Sometimes I feel like fidelity is like rolling the dice. Every roll, the odds are the same.


----------



## PBear (Nov 16, 2010)

As someone who cheated... Saffron's reply is a good one. Another indicator would be whether there was any fallout as a result. If the affair was just swept under the carpet ,everything was forgiven, and the issues that caused the spouse to being open to cheating were never resolved, the odds would be high. But if the cheating spouse was truly remorseful and sought to understand why they cheated, then the odds would be much lower.

C
_Posted via Mobile Device_


----------



## michzz (Jun 6, 2008)

If the cheater only is bothered by the uncomfortable feelings of judgement, and feels no real guilt or remorse, then they will cheat again/still.

For that type of cheater, it is lack of character issue.

If, on the other hand, the cheater feels remorseful and ashamed of their behavior, they have a shot of never cheating again.


----------



## lordmayhem (Feb 7, 2011)

As long as they raise their personal boundaries and stop risky behavior, as well as true remorse, I think chances are slim. 

But that's the chance all BS's take when they roll the dice and offer the precious gift of R.


----------



## Almostrecovered (Jul 14, 2011)

It's funny, the search for this very question is what drove me to find infidelity support message boardS. I never found the answer, but I found a lot more that I wasn't asking for and I'm very grateful for it.
_Posted via Mobile Device_


----------



## Pit-of-my-stomach (Nov 2, 2010)

It's the same with any and all behaviors. Behaviors only serve two purposes. To Get something or to avoid losing something. 

With that in mind, I would guess the answer would be a matter of a simple profit/loss analysis.

When the DS does a subconcious analysis of the infidelity transaction, if the profits (pleasure) outweigh the potential losses or they believe that the risk can be mitigated, the transaction will repeat. 

If the percieved losses (pain) are greater than the expected value of the transaction, the likelihood of a reoccurance is minimal. 

All this is weighed out subcontiously by the DS. It's a range. The closer you are to the extremes the easier it is to accurately predict the behavior. 



Extreme pain, little pleasure = No repeat. (reconciliation?)
.
.
(and in this area is likely where most fall)
.
.
Extreme pleasure, little pain = repeat. (divorce?)

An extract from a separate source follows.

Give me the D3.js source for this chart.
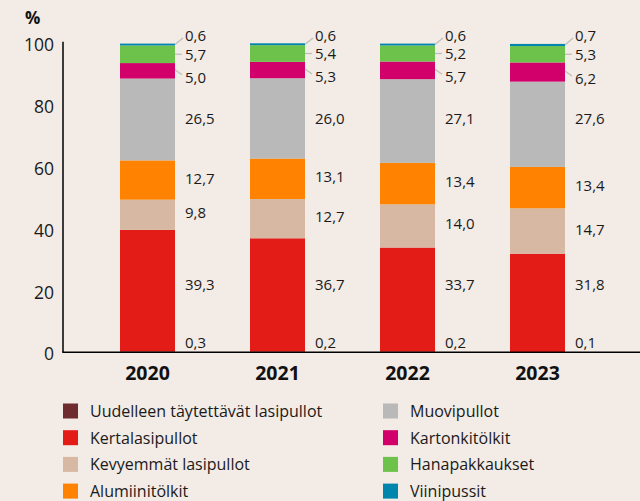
<!DOCTYPE html>
<html><head><meta charset="utf-8">
<script src="https://cdn.jsdelivr.net/npm/d3@7"></script>
<style>
html,body{margin:0;padding:0;background:#f3ebe5;}
svg{display:block;font-family:"Open Sans",sans-serif;}
</style></head>
<body><svg id="c" width="640" height="501"></svg>
<script>
const years = ["2020","2021","2022","2023"];
const seriesNames = ["Uudelleen täytettävät lasipullot","Kertalasipullot","Kevyemmät lasipullot","Alumiinitölkit","Muovipullot","Kartonkitölkit","Hanapakkaukset","Viinipussit"];
const colors = ["#6e2c2e","#e31c18","#d7b9a3","#ff8300","#b8b9b8","#d1006a","#6cc24a","#0085ad"];
const reuse = [0.3,0.2,0.2,0.1];
const kerta = [39.3,36.7,33.7,31.8];
const kevy = [9.8,12.7,14.0,14.7];
const alu = [12.7,13.1,13.4,13.4];
const muovi = [26.5,26.0,27.1,27.6];
const karton = [5.0,5.3,5.7,6.2];
const hana = [5.7,5.4,5.2,5.3];
const viini = [0.6,0.6,0.6,0.7];
const yTicks = [0,20,40,60,80,100];

const values = [reuse,kerta,kevy,alu,muovi,karton,hana,viini];
const svg = d3.select("#c");
const x = d3.scaleBand().domain(years).range([120,565]).paddingInner(75/130).paddingOuter(0);
const y = d3.scaleLinear().domain([0,100]).range([352.3,43.3]);

const rows = years.map((yr,i)=>{const o={year:yr};seriesNames.forEach((s,k)=>o[s]=values[k][i]);return o;});
const stack = d3.stack().keys(seriesNames)(rows);

// bars
stack.forEach((layer,k)=>{
  svg.append("g").selectAll("rect").data(layer).join("rect")
    .attr("x",d=>x(d.data.year)).attr("width",x.bandwidth())
    .attr("y",d=>y(d[1])).attr("height",d=>Math.max(0,y(d[0])-y(d[1])))
    .attr("fill",colors[k]);
});

// axes
svg.append("line").attr("x1",63).attr("x2",63).attr("y1",y(100)-1.5).attr("y2",y(0)).attr("stroke","#000").attr("stroke-width",1.5);
svg.append("line").attr("x1",62.3).attr("x2",640).attr("y1",y(0)).attr("y2",y(0)).attr("stroke","#000").attr("stroke-width",1.5);
svg.append("g").selectAll("text").data(yTicks).join("text")
  .attr("x",54).attr("y",d=>y(d)+1).attr("text-anchor","end").attr("dominant-baseline","central")
  .attr("font-size",17.5).attr("fill","#1a1a1a").text(d=>d);
svg.append("text").attr("x",25).attr("y",17).attr("dominant-baseline","central").attr("font-size",17).attr("font-weight","bold").attr("fill","#111").text("%");

// year labels
svg.append("g").selectAll("text").data(years).join("text")
  .attr("x",d=>x(d)+x.bandwidth()/2).attr("y",372).attr("text-anchor","middle").attr("dominant-baseline","central")
  .attr("font-size",19.5).attr("font-weight","bold").attr("fill","#111").text(d=>d);

// value labels
const fmt = v=>v.toFixed(1).replace(".",",");
stack.forEach((layer,k)=>{
  layer.forEach(d=>{
    const bx = x(d.data.year)+x.bandwidth();
    const mid = y((d[0]+d[1])/2);
    let ly = mid-2.5, lead=null;
    if(k===0){ ly = y(0)-10; }
    else if(k===1){ ly = y(22); }
    else if(k===4){ ly = y(75.9); }
    else if(k===7){ ly = 35; lead=[bx,mid,bx+8,38]; }
    else if(k===6){ ly = mid; lead=[bx,mid,bx+7,mid]; }
    else if(k===5){ ly = mid+6; lead=[bx,mid-1,bx+7,mid+4]; }
    if(lead) svg.append("line").attr("x1",lead[0]).attr("y1",lead[1]).attr("x2",lead[2]).attr("y2",lead[3]).attr("stroke","#bdbdbd").attr("stroke-width",1.2);
    svg.append("text").attr("x",bx+10).attr("y",ly).attr("dominant-baseline","central")
      .attr("font-size",15).attr("fill","#1a1a1a").text(fmt(d.data[seriesNames[k]]));
  });
});

// legend
const leg = svg.append("g");
seriesNames.forEach((s,k)=>{
  const col = Math.floor(k/4), row = k%4;
  const lx = col===0?63:383, ly = 411+row*26.7;
  leg.append("rect").attr("x",lx).attr("y",ly-7.5).attr("width",15).attr("height",15).attr("fill",colors[k]);
  leg.append("text").attr("x",lx+27).attr("y",ly).attr("dominant-baseline","central").attr("font-size",16).attr("fill","#1a1a1a").text(s);
});
</script></body></html>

Funny thing is... The actions of the LS during the process GREATLY affect the percieved profit/loss of the transaction (ie; CONSEQUENCES) Yet in most cases, we dont. 

Ironically, the chances of the behavior repeating have as much to do with our actions during the intial transaction (as we help prepare the "profit/loss statement" in the DS's mind) as anything else.


----------



## ArmyofJuan (Dec 29, 2010)

PBear said:


> As someone who cheated... Saffron's reply is a good one. Another indicator would be whether there was any fallout as a result. If the affair was just swept under the carpet ,everything was forgiven, and the issues that caused the spouse to being open to cheating were never resolved, the odds would be high. But if the cheating spouse was truly remorseful and sought to understand why they cheated, then the odds would be much lower.
> 
> C
> _Posted via Mobile Device_


This is true.

When I had my 2 false Rs, I was understanding and forgiving and would do anything to save my M, which is turned made it easier to run off with the OM a few months later.

The last time we R she had to talk me into it as I was prepared to D her and gave up on a R (I didn't want her back). Today she knows I will be just fine without her and I have no problem walking away if she even sneezes towards another man wrong. Because of this, she's way too concerned with making me happy so I will stay than being "bored" and looking elsewhere. 

Basically if you show them you are confident in yourself and they know you can replace them easily if they ever left or cheated, more than likely they will respect you more and not stray.


----------